What is asked » Leave out any picture and return the remaining listing below exactly as given.
_ _ _
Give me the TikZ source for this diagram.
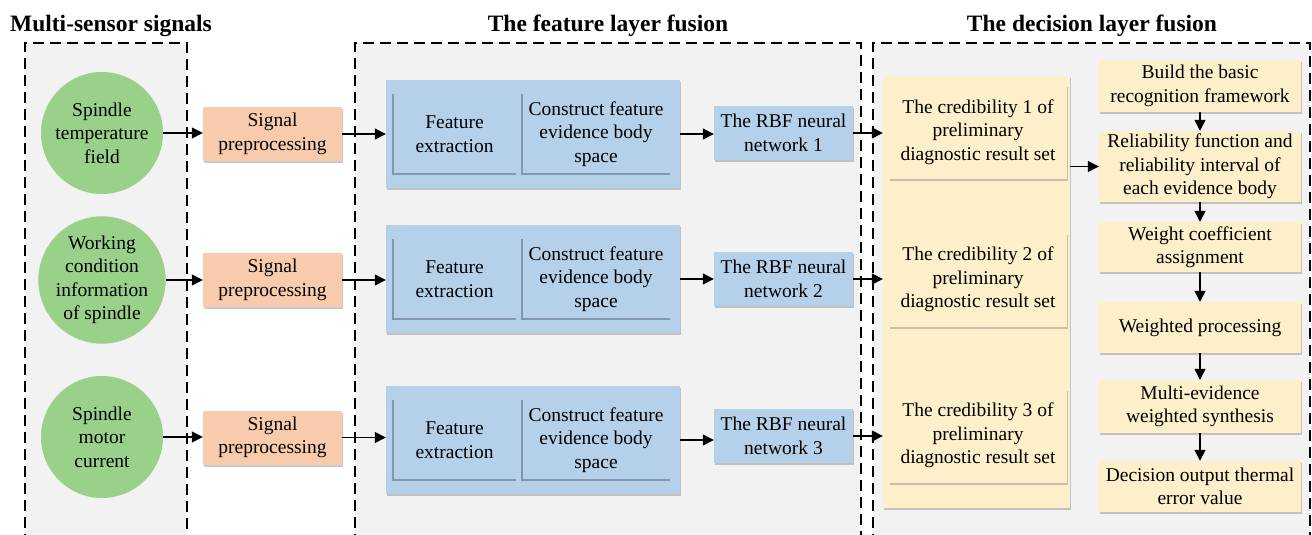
\documentclass[tikz,border=0pt]{standalone}
\usepackage{fontspec}
\setmainfont{Liberation Serif}
\usetikzlibrary{arrows.meta,shadows}
\definecolor{panelgray}{HTML}{F2F2F2}
\definecolor{sgreen}{HTML}{9AD18A}
\definecolor{sorange}{HTML}{F9CBAD}
\definecolor{sblue}{HTML}{B5D0E9}
\definecolor{syellow}{HTML}{FCEFC9}
\definecolor{edgeblue}{HTML}{8297AD}
\begin{document}
\begin{tikzpicture}[x=1pt,y=-1pt,
  txt/.style={font=\fontsize{19.5}{23.5}\selectfont, align=center, inner sep=0pt},
  ttl/.style={font=\fontsize{23.5}{27}\selectfont\bfseries, inner sep=0pt},
  sensor/.style={txt, circle, fill=sgreen, minimum size=122pt},
  boxshadow/.style={drop shadow={shadow xshift=0.6pt, shadow yshift=-2.2pt, opacity=0.35, fill=black!60}},
  prep/.style={txt, rectangle, fill=sorange, minimum width=139pt, minimum height=54pt, boxshadow},
  group/.style={rectangle, fill=sblue, minimum width=294pt, minimum height=108pt, boxshadow},
  innerbox/.style={txt, rectangle, fill=sblue, minimum height=80pt},
  rbf/.style={txt, rectangle, fill=sblue, minimum width=139pt, minimum height=54pt, boxshadow},
  credbg/.style={rectangle, fill=syellow, minimum width=187pt, minimum height=432pt, boxshadow},
  cred/.style={txt, rectangle, fill=syellow, minimum width=178pt, minimum height=94pt, boxshadow},
  dbox/.style={txt, rectangle, fill=syellow, minimum width=202pt, boxshadow},
  arr/.style={-{Triangle[length=11pt,width=11pt]}, line width=1.3pt},
  panel/.style={dash pattern=on 11pt off 6pt, line width=1.5pt},
  inneredge/.style={draw=edgeblue, line width=2pt}
]
\useasboundingbox (0,0) rectangle (1312,535);
\begin{scope}
  \clip (0,0) rectangle (1312,535);
  \fill[panelgray] (25,43) rectangle (187,545);
  \draw[panel] (25,545) -- (25,43) -- (187,43) -- (187,545);
  \fill[panelgray] (355,43) rectangle (861,545);
  \draw[panel] (355,545) -- (355,43) -- (861,43) -- (861,545);
  \fill[panelgray] (873,43) rectangle (1310,545);
  \draw[panel] (873,545) -- (873,43) -- (1310,43) -- (1310,545);
\end{scope}

% titles
\node[ttl] (t1) at (111,26) {Multi-sensor signals};
\node[ttl] (t2) at (608,26) {The feature layer fusion};
\node[ttl] (t3) at (1092,26) {The decision layer fusion};

% sensors
\node[sensor] (c1) at (102,133) {Spindle\\temperature\\field};
\node[sensor] (c2) at (102,280) {Working\\condition\\information\\of spindle};
\node[sensor] (c3) at (102,437) {Spindle\\motor\\current};

% preprocessing
\node[prep] (s1) at (272.5,134) {Signal\\preprocessing};
\node[prep] (s2) at (272.5,280) {Signal\\preprocessing};
\node[prep] (s3) at (272.5,437.5) {Signal\\preprocessing};

% feature groups
\foreach \i/\y in {1/134,2/279,3/440}{
  \node[group] (g\i) at (533,\y) {};
  \node[innerbox, minimum width=123pt] (fe\i) at (454.5,\y) {Feature\\extraction};
  \node[innerbox, minimum width=148pt] (cf\i) at (596,\y) {Construct feature\\evidence body\\space};
  \draw[inneredge] (fe\i.north west) -- (fe\i.south west) -- (fe\i.south east);
  \draw[inneredge] (cf\i.north west) -- (cf\i.south west) -- (cf\i.south east);
}

% RBF
\node[rbf] (r1) at (783.5,133) {The RBF neural\\network 1};
\node[rbf] (r2) at (783.5,279) {The RBF neural\\network 2};
\node[rbf] (r3) at (783.5,436) {The RBF neural\\network 3};

% decision layer
\node[credbg] (cbg) at (976.5,292) {};
\node[cred] (cr1) at (978,132) {The credibility 1 of\\preliminary\\diagnostic result set};
\node[cred] (cr2) at (978,279.5) {The credibility 2 of\\preliminary\\diagnostic result set};
\node[cred] (cr3) at (978,435.5) {The credibility 3 of\\preliminary\\diagnostic result set};

\node[dbox, minimum height=52pt] (d1) at (1200,86) {Build the basic\\recognition framework};
\node[dbox, minimum height=71pt] (d2) at (1200,166.5) {Reliability function and\\reliability interval of\\each evidence body};
\node[dbox, minimum height=50pt] (d3) at (1200,247) {Weight coefficient\\assignment};
\node[dbox, minimum height=51pt] (d4) at (1200,327.5) {Weighted processing};
\node[dbox, minimum height=53pt] (d5) at (1200,406.5) {Multi-evidence\\weighted synthesis};
\node[dbox, minimum height=51pt] (d6) at (1200,486.5) {Decision output thermal\\error value};

% connectors
\foreach \i in {1,2,3}{
  \draw[arr] (c\i.east) -- (c\i.east -| s\i.west);
  \draw[arr] (s\i.east) -- (s\i.east -| g\i.west);
  \draw[arr] (g\i.east) -- (g\i.east -| r\i.west);
  \draw[arr] (r\i.east) -- (r\i.east -| cbg.west);
}
\draw[arr] (d2.west -| cbg.east) -- (d2.west);
\draw[arr] (d1) -- (d2);
\draw[arr] (d2) -- (d3);
\draw[arr] (d3) -- (d4);
\draw[arr] (d4) -- (d5);
\draw[arr] (d5) -- (d6);
\end{tikzpicture}
\end{document}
_ _ _
Response below »
Give me the TikZ source for this diagram.
\documentclass[tikz,border=0pt]{standalone}
\usepackage{fontspec}
\setmainfont{Liberation Serif}
\usetikzlibrary{arrows.meta,shadows}
\definecolor{panelgray}{HTML}{F2F2F2}
\definecolor{sgreen}{HTML}{9AD18A}
\definecolor{sorange}{HTML}{F9CBAD}
\definecolor{sblue}{HTML}{B5D0E9}
\definecolor{syellow}{HTML}{FCEFC9}
\definecolor{edgeblue}{HTML}{8297AD}
\begin{document}
\begin{tikzpicture}[x=1pt,y=-1pt,
  txt/.style={font=\fontsize{19.5}{23.5}\selectfont, align=center, inner sep=0pt},
  ttl/.style={font=\fontsize{23.5}{27}\selectfont\bfseries, inner sep=0pt},
  sensor/.style={txt, circle, fill=sgreen, minimum size=122pt},
  boxshadow/.style={drop shadow={shadow xshift=0.6pt, shadow yshift=-2.2pt, opacity=0.35, fill=black!60}},
  prep/.style={txt, rectangle, fill=sorange, minimum width=139pt, minimum height=54pt, boxshadow},
  group/.style={rectangle, fill=sblue, minimum width=294pt, minimum height=108pt, boxshadow},
  innerbox/.style={txt, rectangle, fill=sblue, minimum height=80pt},
  rbf/.style={txt, rectangle, fill=sblue, minimum width=139pt, minimum height=54pt, boxshadow},
  credbg/.style={rectangle, fill=syellow, minimum width=187pt, minimum height=432pt, boxshadow},
  cred/.style={txt, rectangle, fill=syellow, minimum width=178pt, minimum height=94pt, boxshadow},
  dbox/.style={txt, rectangle, fill=syellow, minimum width=202pt, boxshadow},
  arr/.style={-{Triangle[length=11pt,width=11pt]}, line width=1.3pt},
  panel/.style={dash pattern=on 11pt off 6pt, line width=1.5pt},
  inneredge/.style={draw=edgeblue, line width=2pt}
]
\useasboundingbox (0,0) rectangle (1312,535);
\begin{scope}
  \clip (0,0) rectangle (1312,535);
  \fill[panelgray] (25,43) rectangle (187,545);
  \draw[panel] (25,545) -- (25,43) -- (187,43) -- (187,545);
  \fill[panelgray] (355,43) rectangle (861,545);
  \draw[panel] (355,545) -- (355,43) -- (861,43) -- (861,545);
  \fill[panelgray] (873,43) rectangle (1310,545);
  \draw[panel] (873,545) -- (873,43) -- (1310,43) -- (1310,545);
\end{scope}

% titles
\node[ttl] (t1) at (111,26) {Multi-sensor signals};
\node[ttl] (t2) at (608,26) {The feature layer fusion};
\node[ttl] (t3) at (1092,26) {The decision layer fusion};

% sensors
\node[sensor] (c1) at (102,133) {Spindle\\temperature\\field};
\node[sensor] (c2) at (102,280) {Working\\condition\\information\\of spindle};
\node[sensor] (c3) at (102,437) {Spindle\\motor\\current};

% preprocessing
\node[prep] (s1) at (272.5,134) {Signal\\preprocessing};
\node[prep] (s2) at (272.5,280) {Signal\\preprocessing};
\node[prep] (s3) at (272.5,437.5) {Signal\\preprocessing};

% feature groups
\foreach \i/\y in {1/134,2/279,3/440}{
  \node[group] (g\i) at (533,\y) {};
  \node[innerbox, minimum width=123pt] (fe\i) at (454.5,\y) {Feature\\extraction};
  \node[innerbox, minimum width=148pt] (cf\i) at (596,\y) {Construct feature\\evidence body\\space};
  \draw[inneredge] (fe\i.north west) -- (fe\i.south west) -- (fe\i.south east);
  \draw[inneredge] (cf\i.north west) -- (cf\i.south west) -- (cf\i.south east);
}

% RBF
\node[rbf] (r1) at (783.5,133) {The RBF neural\\network 1};
\node[rbf] (r2) at (783.5,279) {The RBF neural\\network 2};
\node[rbf] (r3) at (783.5,436) {The RBF neural\\network 3};

% decision layer
\node[credbg] (cbg) at (976.5,292) {};
\node[cred] (cr1) at (978,132) {The credibility 1 of\\preliminary\\diagnostic result set};
\node[cred] (cr2) at (978,279.5) {The credibility 2 of\\preliminary\\diagnostic result set};
\node[cred] (cr3) at (978,435.5) {The credibility 3 of\\preliminary\\diagnostic result set};

\node[dbox, minimum height=52pt] (d1) at (1200,86) {Build the basic\\recognition framework};
\node[dbox, minimum height=71pt] (d2) at (1200,166.5) {Reliability function and\\reliability interval of\\each evidence body};
\node[dbox, minimum height=50pt] (d3) at (1200,247) {Weight coefficient\\assignment};
\node[dbox, minimum height=51pt] (d4) at (1200,327.5) {Weighted processing};
\node[dbox, minimum height=53pt] (d5) at (1200,406.5) {Multi-evidence\\weighted synthesis};
\node[dbox, minimum height=51pt] (d6) at (1200,486.5) {Decision output thermal\\error value};

% connectors
\foreach \i in {1,2,3}{
  \draw[arr] (c\i.east) -- (c\i.east -| s\i.west);
  \draw[arr] (s\i.east) -- (s\i.east -| g\i.west);
  \draw[arr] (g\i.east) -- (g\i.east -| r\i.west);
  \draw[arr] (r\i.east) -- (r\i.east -| cbg.west);
}
\draw[arr] (d2.west -| cbg.east) -- (d2.west);
\draw[arr] (d1) -- (d2);
\draw[arr] (d2) -- (d3);
\draw[arr] (d3) -- (d4);
\draw[arr] (d4) -- (d5);
\draw[arr] (d5) -- (d6);
\end{tikzpicture}
\end{document}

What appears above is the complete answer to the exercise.